== SUPPLIED DATA

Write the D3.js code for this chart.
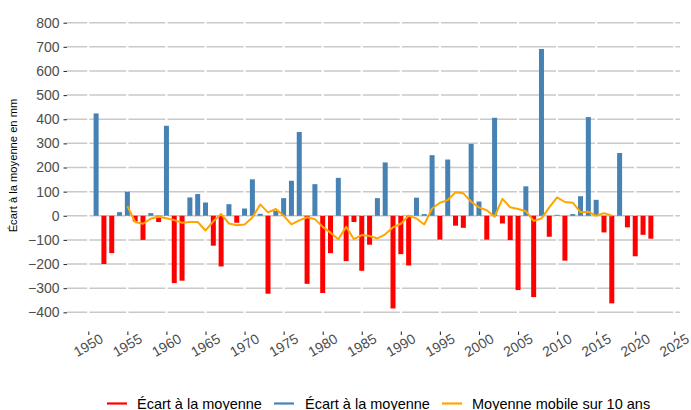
<!DOCTYPE html>
<html><head><meta charset="utf-8">
<script src="https://cdn.jsdelivr.net/npm/d3@7"></script>
<style>body{margin:0;background:#fff}svg{display:block}text{font-family:"Liberation Sans",Arial,sans-serif}</style>
</head><body><svg id="c" width="691" height="410"></svg>
<script>
const years = d3.range(1951, 2023);
const ecart = [424,-200,-155,15,100,-23,-100,11,-26,373,-279,-269,76,90,55,-124,-210,48,-29,30,151,8,-323,21,73,145,347,-282,131,-320,-155,157,-188,-26,-228,-120,73,221,-384,-159,-206,75,7,251,-99,233,-41,-50,298,59,-99,406,-32,-101,-308,122,-337,691,-87,4,-186,7,81,409,66,-69,-363,260,-48,-168,-79,-95];
const maYears = d3.range(1955, 2018);
const maValues = [40,-26,-33,-12,-4,-10,-18,-29,-26,-26,-61,-23,7,-32,-39,-36,-7,47,14,28,0,-36,-19,-6,-14,-46,-70,-97,-46,-97,-80,-84,-94,-77,-48,-33,0,-11,-36,30,54,65,97,93,58,35,23,-4,70,35,28,19,-21,-11,35,76,57,54,15,17,0,11,0];
const yTicks = d3.range(-400, 801, 100);
const xTicks = d3.range(1950, 2026, 5);
const legendLabels = ["Écart à la moyenne","Écart à la moyenne","Moyenne mobile sur 10 ans"];
const yTitle = "Écart à la moyenne en mm";

const svg = d3.select("#c");
const x = d3.scaleLinear().domain([1950, 2025]).range([88.3, 674.3]);
const y = d3.scaleLinear().domain([-400, 800]).range([312.3, 22.7]);
const panelL = 67, panelR = 680;

// horizontal grid
svg.append("g").selectAll("line").data(yTicks).join("line")
  .attr("x1", panelL).attr("x2", panelR)
  .attr("y1", d => y(d)).attr("y2", d => y(d))
  .attr("stroke", "#c9c9c9").attr("stroke-width", 1.5);
// vertical white grid
svg.append("g").selectAll("line").data(xTicks).join("line")
  .attr("x1", d => x(d)).attr("x2", d => x(d))
  .attr("y1", 10).attr("y2", 330)
  .attr("stroke", "#fff").attr("stroke-width", 2.2);

// bars
const bw = 5;
svg.append("g").selectAll("rect").data(years.map((yr, i) => ({yr, v: ecart[i]}))).join("rect")
  .attr("x", d => x(d.yr) - bw / 2).attr("width", bw)
  .attr("y", d => y(Math.max(0, d.v)))
  .attr("height", d => Math.abs(y(d.v) - y(0)))
  .attr("fill", d => d.v < 0 ? "#FF0000" : "#4682B4");

// moving average
const line = d3.line().x(d => x(d[0])).y(d => y(d[1]));
svg.append("path").datum(maYears.map((yr, i) => [yr, maValues[i]]))
  .attr("d", line).attr("fill", "none").attr("stroke", "#FFA500")
  .attr("stroke-width", 2).attr("stroke-linejoin", "round");

// y axis
const yAxis = d3.axisLeft(y).tickValues(yTicks).tickSize(3.5).tickPadding(4)
  .tickFormat(d => d < 0 ? "\u2212" + Math.abs(d) : String(d));
const gy = svg.append("g").attr("transform", `translate(${panelL},0)`).call(yAxis);
gy.select(".domain").remove();
gy.selectAll(".tick line").attr("stroke", "#333").attr("stroke-width", 1.1);
gy.selectAll(".tick text").attr("fill", "#4d4d4d").style("font-size", "14px");

// x axis
const xAxis = d3.axisBottom(x).tickValues(xTicks).tickSize(3.5).tickFormat(d3.format("d"));
const gx = svg.append("g").attr("transform", `translate(0,331.5)`).call(xAxis);
gx.select(".domain").remove();
gx.selectAll(".tick line").attr("stroke", "#333").attr("stroke-width", 1.1);
gx.selectAll(".tick text").attr("fill", "#4d4d4d").style("font-size", "14px")
  .attr("text-anchor", "middle").attr("y", 0).attr("dy", 0)
  .attr("transform", "translate(2,18) rotate(-30)");

// y title
svg.append("text").attr("transform", "translate(17,165.5) rotate(-90)")
  .attr("text-anchor", "middle").style("font-size", "11.2px").attr("fill", "#000").text(yTitle);

// legend
const legItems = [
  {color: "#FF0000", lx: 107, tx: 137},
  {color: "#4682B4", lx: 274, tx: 305},
  {color: "#FFA500", lx: 442, tx: 472}
];
const lg = svg.append("g");
legItems.forEach((it, i) => {
  lg.append("line").attr("x1", it.lx).attr("x2", it.lx + 20).attr("y1", 403.5).attr("y2", 403.5)
    .attr("stroke", it.color).attr("stroke-width", 2.2);
  lg.append("text").attr("x", it.tx).attr("y", 408.5).style("font-size", "14.5px").attr("fill", "#000").text(legendLabels[i]);
});
</script></body></html>
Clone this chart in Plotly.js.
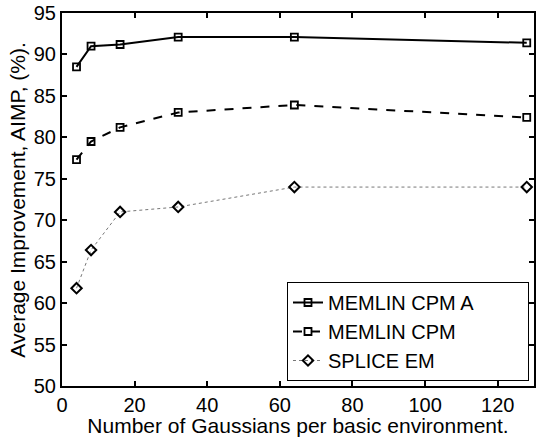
<!DOCTYPE html>
<html>
<head>
<meta charset="utf-8">
<script src="https://cdn.plot.ly/plotly-3.0.1.min.js"></script>
<style>html,body{margin:0;padding:0;background:#fff;}#chart{width:536px;height:437px;}</style>
</head>
<body>
<div id="chart"></div>
<script>
const gaussians = [4, 8, 16, 32, 64, 128];
const memlinCpmA = [88.5, 91.0, 91.2, 92.1, 92.1, 91.4];
const memlinCpm = [77.3, 79.5, 81.2, 83.0, 83.9, 82.4];
const spliceEm = [61.8, 66.4, 71.0, 71.6, 74.0, 74.0];
const seriesNames = ["MEMLIN CPM A", "MEMLIN CPM", "SPLICE EM"];
const xTicks = [0, 20, 40, 60, 80, 100, 120];
const yTicks = [50, 55, 60, 65, 70, 75, 80, 85, 90, 95];
const xTitle = "Number of Gaussians per basic environment.";
const yTitle = "Average Improvement, AIMP, (%).";

const FONT = "Liberation Sans, Arial, Helvetica, sans-serif";

const traces = [
  {x: gaussians, y: memlinCpmA, name: seriesNames[0], mode: "lines+markers",
   line: {color: "#000", width: 2, dash: "solid"},
   marker: {symbol: "square-open", size: 7, color: "#000", line: {width: 1.8, color: "#000"}}},
  {x: gaussians, y: memlinCpm, name: seriesNames[1], mode: "lines+markers",
   line: {color: "#000", width: 2, dash: "dash"},
   marker: {symbol: "square-open", size: 7, color: "#000", line: {width: 1.8, color: "#000"}}},
  {x: gaussians, y: spliceEm, name: seriesNames[2], mode: "lines+markers",
   line: {color: "#777", width: 1, dash: "dot"},
   marker: {symbol: "diamond-open", size: 8, color: "#000", line: {width: 2, color: "#000"}}}
];

const axisCommon = {
  showgrid: false, zeroline: false, showline: true, linecolor: "#000", linewidth: 2,
  mirror: "ticks", ticks: "inside", ticklen: 5, tickwidth: 2, tickcolor: "#000",
  tickfont: {family: FONT, size: 20, color: "#000"}
};

const layout = {
  width: 536, height: 437, autosize: false,
  margin: {l: 62, r: 2, t: 13, b: 51, pad: 0},
  paper_bgcolor: "#fff", plot_bgcolor: "#fff",
  font: {family: FONT, size: 20, color: "#000"},
  xaxis: Object.assign({}, axisCommon, {
    range: [0, 130], tickvals: xTicks, ticktext: xTicks.map(String),
    title: {text: xTitle, font: {family: FONT, size: 21, color: "#000"}, standoff: 0}
  }),
  yaxis: Object.assign({}, axisCommon, {
    range: [50, 95], tickvals: yTicks, ticktext: yTicks.map(String)
  }),
  annotations: [{
    text: yTitle, textangle: -90, showarrow: false,
    xref: "paper", yref: "paper", x: -0.095, y: 0.5, xanchor: "center", yanchor: "middle",
    font: {family: FONT, size: 21, color: "#000"}
  }],
  showlegend: true,
  legend: {
    orientation: "h",
    x: 0.9894, xanchor: "right", y: 0.0134, yanchor: "bottom",
    bgcolor: "#fff", bordercolor: "#000", borderwidth: 1,
    entrywidth: 195, entrywidthmode: "pixels",
    font: {family: FONT, size: 20, color: "#000"}
  }
};

Plotly.newPlot("chart", traces, layout, {displayModeBar: false, staticPlot: true});
</script>
</body>
</html>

====

All lines from the start of the entries above through the line containing "const panelL = 67, panelR = 680;" are to be given again exactly; the pictures are not.

Write the D3.js code for this chart.
<!DOCTYPE html>
<html><head><meta charset="utf-8">
<script src="https://cdn.jsdelivr.net/npm/d3@7"></script>
<style>body{margin:0;background:#fff}svg{display:block}text{font-family:"Liberation Sans",Arial,sans-serif}</style>
</head><body><svg id="c" width="691" height="410"></svg>
<script>
const years = d3.range(1951, 2023);
const ecart = [424,-200,-155,15,100,-23,-100,11,-26,373,-279,-269,76,90,55,-124,-210,48,-29,30,151,8,-323,21,73,145,347,-282,131,-320,-155,157,-188,-26,-228,-120,73,221,-384,-159,-206,75,7,251,-99,233,-41,-50,298,59,-99,406,-32,-101,-308,122,-337,691,-87,4,-186,7,81,409,66,-69,-363,260,-48,-168,-79,-95];
const maYears = d3.range(1955, 2018);
const maValues = [40,-26,-33,-12,-4,-10,-18,-29,-26,-26,-61,-23,7,-32,-39,-36,-7,47,14,28,0,-36,-19,-6,-14,-46,-70,-97,-46,-97,-80,-84,-94,-77,-48,-33,0,-11,-36,30,54,65,97,93,58,35,23,-4,70,35,28,19,-21,-11,35,76,57,54,15,17,0,11,0];
const yTicks = d3.range(-400, 801, 100);
const xTicks = d3.range(1950, 2026, 5);
const legendLabels = ["Écart à la moyenne","Écart à la moyenne","Moyenne mobile sur 10 ans"];
const yTitle = "Écart à la moyenne en mm";

const svg = d3.select("#c");
const x = d3.scaleLinear().domain([1950, 2025]).range([88.3, 674.3]);
const y = d3.scaleLinear().domain([-400, 800]).range([312.3, 22.7]);
const panelL = 67, panelR = 680;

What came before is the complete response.